“Blood’s Game” — The reader wins

I enjoy swashbucklers and tales of intrigue, as you might guess.

Here is a brand new one, set in the court of Charles II with a plot culled from actual history. “Blood’s Game” is a novel centered on the audacious attempt by Colonel Thomas Blood to steal the Crown Jewels of England. Author Angus Donald takes the real personages involved, blends fact with a bit of poetic license and comes up with a story that could have been told by Dumas, or Sabatini.
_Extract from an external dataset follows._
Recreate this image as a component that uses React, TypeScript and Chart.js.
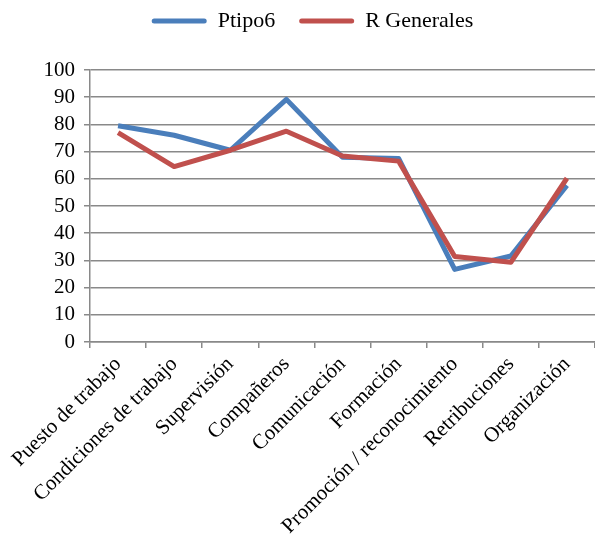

Donald’s telling is a bit more earthy and his violence a bit more savage than anything those gentlemen would have produced, which is fine with me. What really intrigues me about this book, though, and what makes me look forward to the next book in the series, is the protagonist. Thomas Blood’s son, Holcroft, is the true hero of the tale, and is quite a departure from the usual soldier of fortune. We meet him as a young man living in the squalor of Shoreditch, socially awkward and, were he alive today, probably existing somewhere on the autism spectrum. He is intelligent, and sharp, but somewhat odd. His adventurer father, who has connections to the Duke of Buckingham, arranges for the boy to become a servant of the duke.

Holcroft’s extraordinary gift with numbers, ciphers and patterns soon becomes readily apparent to the duke, however, and Buckingham knows how to make use of such skills. Soon we have palace intrigues weaving like threads with Colonel Blood’s jewel heist. It takes a while to gel, but it all comes together in quite bloody and satisfying fashion.

The real Holcroft Blood went on to a fine military career, and Donald intends to build this series along those lines. With a strong sense of place and a hero who can fight when he needs to but who also can think his way through obstacles, this promises to be a fun, adventurous ride through history.